» Task description: Beginning with the opening line of the entries, return every line through the one containing "const statRatio = [1, 1];", both included, and nothing else. Omit pictures.

» Data for this task:
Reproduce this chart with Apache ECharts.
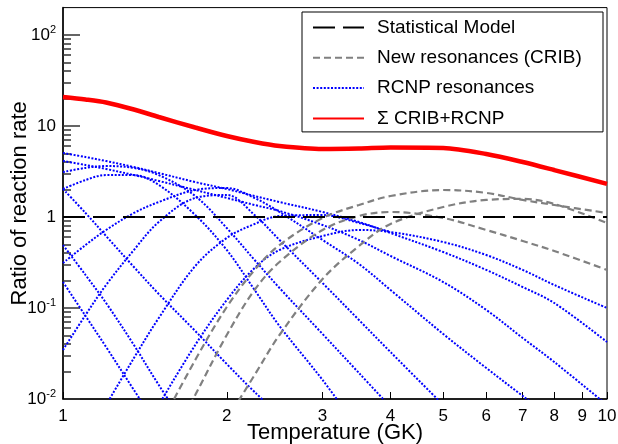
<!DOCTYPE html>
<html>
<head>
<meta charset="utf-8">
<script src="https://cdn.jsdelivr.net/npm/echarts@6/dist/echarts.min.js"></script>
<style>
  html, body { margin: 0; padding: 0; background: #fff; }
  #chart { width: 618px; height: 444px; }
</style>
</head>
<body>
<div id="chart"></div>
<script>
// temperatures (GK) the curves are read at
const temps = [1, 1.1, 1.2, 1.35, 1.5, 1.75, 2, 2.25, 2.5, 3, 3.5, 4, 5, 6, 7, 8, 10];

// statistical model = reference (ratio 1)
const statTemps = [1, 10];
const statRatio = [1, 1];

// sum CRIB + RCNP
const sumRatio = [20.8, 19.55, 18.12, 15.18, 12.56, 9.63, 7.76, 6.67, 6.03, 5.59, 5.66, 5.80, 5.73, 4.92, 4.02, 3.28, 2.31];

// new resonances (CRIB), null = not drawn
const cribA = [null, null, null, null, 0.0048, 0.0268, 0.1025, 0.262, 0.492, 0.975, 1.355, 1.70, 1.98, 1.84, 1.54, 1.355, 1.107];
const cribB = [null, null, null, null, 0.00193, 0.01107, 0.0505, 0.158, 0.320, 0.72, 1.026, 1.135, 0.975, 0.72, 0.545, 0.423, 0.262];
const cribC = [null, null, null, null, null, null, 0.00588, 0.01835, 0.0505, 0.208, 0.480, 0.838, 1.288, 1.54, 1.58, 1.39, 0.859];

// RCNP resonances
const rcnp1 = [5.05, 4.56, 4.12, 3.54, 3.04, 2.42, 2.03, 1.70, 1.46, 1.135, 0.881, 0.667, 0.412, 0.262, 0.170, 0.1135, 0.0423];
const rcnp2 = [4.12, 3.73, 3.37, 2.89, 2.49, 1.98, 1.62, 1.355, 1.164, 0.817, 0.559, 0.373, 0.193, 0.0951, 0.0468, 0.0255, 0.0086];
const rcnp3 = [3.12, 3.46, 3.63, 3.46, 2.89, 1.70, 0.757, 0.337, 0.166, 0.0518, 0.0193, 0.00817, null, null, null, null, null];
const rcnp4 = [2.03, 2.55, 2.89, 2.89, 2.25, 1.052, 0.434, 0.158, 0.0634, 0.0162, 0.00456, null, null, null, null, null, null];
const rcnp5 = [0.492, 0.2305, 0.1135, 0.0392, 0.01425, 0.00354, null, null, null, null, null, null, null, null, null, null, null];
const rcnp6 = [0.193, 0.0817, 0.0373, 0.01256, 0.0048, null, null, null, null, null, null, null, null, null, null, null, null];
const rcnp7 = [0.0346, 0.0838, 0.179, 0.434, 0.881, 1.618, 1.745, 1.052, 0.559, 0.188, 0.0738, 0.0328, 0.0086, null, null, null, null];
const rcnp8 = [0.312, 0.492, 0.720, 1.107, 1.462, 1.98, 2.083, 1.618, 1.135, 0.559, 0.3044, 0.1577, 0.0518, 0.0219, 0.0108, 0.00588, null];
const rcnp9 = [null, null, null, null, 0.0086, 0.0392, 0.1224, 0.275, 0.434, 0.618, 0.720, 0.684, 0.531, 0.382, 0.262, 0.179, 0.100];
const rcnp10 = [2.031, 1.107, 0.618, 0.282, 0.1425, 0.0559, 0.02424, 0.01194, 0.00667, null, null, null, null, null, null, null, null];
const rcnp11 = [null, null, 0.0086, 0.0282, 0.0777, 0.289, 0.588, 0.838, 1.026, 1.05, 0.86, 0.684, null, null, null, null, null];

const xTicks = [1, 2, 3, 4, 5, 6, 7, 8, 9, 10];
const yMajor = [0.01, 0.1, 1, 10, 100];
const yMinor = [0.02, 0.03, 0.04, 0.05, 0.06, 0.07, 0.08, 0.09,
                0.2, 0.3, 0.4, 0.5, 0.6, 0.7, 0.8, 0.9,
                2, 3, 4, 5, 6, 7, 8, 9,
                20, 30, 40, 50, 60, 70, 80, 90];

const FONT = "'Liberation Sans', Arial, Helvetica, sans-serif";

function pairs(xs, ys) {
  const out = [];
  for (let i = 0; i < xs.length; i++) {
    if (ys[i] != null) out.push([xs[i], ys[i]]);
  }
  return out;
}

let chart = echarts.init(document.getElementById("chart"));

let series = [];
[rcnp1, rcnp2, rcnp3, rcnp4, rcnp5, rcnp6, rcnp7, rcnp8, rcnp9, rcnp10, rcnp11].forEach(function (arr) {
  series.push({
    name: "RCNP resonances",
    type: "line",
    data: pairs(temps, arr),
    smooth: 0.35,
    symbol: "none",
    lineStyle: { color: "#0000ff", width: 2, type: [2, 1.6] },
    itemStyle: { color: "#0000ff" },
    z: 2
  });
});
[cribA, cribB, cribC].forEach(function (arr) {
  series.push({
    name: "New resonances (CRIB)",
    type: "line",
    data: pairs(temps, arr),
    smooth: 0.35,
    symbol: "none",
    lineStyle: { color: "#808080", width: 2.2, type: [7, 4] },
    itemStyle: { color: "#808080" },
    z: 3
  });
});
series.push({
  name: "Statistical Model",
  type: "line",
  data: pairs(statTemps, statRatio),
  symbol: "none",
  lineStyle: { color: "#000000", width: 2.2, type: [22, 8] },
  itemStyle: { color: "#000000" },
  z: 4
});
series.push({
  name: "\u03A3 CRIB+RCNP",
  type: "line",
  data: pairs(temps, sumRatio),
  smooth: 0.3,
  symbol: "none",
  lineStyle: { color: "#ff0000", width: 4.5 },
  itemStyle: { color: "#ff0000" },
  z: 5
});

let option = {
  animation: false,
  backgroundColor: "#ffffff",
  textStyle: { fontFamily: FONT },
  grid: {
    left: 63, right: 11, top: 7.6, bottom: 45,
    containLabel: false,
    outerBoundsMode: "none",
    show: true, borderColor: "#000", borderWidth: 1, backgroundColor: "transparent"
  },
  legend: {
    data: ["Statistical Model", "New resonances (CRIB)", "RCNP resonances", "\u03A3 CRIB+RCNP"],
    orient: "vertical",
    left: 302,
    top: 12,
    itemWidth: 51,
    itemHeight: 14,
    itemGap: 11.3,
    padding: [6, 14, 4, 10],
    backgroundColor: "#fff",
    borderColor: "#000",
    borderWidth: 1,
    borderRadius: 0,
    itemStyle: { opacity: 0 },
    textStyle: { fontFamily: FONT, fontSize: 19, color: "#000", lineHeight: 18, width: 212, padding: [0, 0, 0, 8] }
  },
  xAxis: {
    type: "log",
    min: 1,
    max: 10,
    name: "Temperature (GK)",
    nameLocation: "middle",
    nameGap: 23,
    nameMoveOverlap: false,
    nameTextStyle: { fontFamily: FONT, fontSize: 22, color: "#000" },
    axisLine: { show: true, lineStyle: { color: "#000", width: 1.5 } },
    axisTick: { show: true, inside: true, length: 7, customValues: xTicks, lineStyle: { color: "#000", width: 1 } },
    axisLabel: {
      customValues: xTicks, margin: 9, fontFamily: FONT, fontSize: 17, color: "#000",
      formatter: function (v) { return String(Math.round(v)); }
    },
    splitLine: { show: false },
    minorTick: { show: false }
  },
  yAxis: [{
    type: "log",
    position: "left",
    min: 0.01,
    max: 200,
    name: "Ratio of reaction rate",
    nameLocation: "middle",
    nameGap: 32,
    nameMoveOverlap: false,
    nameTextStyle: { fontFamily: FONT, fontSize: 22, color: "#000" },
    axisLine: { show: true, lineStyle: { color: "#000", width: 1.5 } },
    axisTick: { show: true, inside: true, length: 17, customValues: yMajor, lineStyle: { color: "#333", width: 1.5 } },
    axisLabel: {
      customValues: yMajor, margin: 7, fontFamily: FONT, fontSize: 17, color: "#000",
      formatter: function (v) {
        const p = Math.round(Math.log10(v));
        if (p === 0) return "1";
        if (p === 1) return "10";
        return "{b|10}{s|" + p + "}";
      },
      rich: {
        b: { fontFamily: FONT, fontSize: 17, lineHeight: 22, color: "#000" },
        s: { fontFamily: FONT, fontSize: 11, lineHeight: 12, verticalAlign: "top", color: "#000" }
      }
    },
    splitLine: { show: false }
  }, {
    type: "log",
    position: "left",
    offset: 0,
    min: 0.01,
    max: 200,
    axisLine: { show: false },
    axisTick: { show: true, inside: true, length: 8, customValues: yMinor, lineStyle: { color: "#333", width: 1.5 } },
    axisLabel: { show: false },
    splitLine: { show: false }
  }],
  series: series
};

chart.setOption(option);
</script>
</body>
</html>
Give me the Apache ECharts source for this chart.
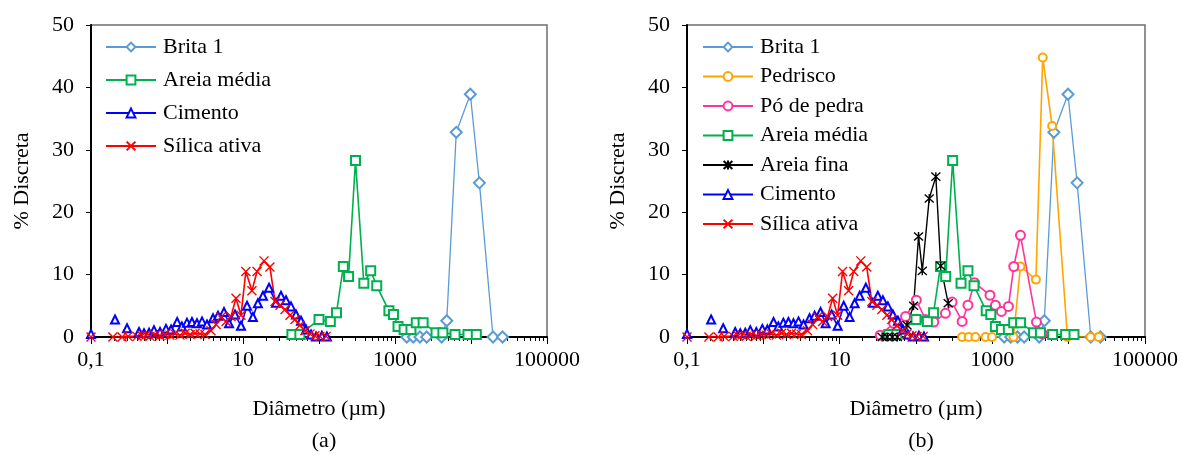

» Exercise solution:
Reproduce this chart with Apache ECharts.
<!DOCTYPE html>
<html>
<head>
<meta charset="utf-8">
<script src="https://cdn.jsdelivr.net/npm/echarts@6/dist/echarts.min.js"></script>
<style>
  html, body { margin: 0; padding: 0; background: #fff; }
  #chart { width: 618px; height: 444px; }
</style>
</head>
<body>
<div id="chart"></div>
<script>
// temperatures (GK) the curves are read at
const temps = [1, 1.1, 1.2, 1.35, 1.5, 1.75, 2, 2.25, 2.5, 3, 3.5, 4, 5, 6, 7, 8, 10];

// statistical model = reference (ratio 1)
const statTemps = [1, 10];
const statRatio = [1, 1];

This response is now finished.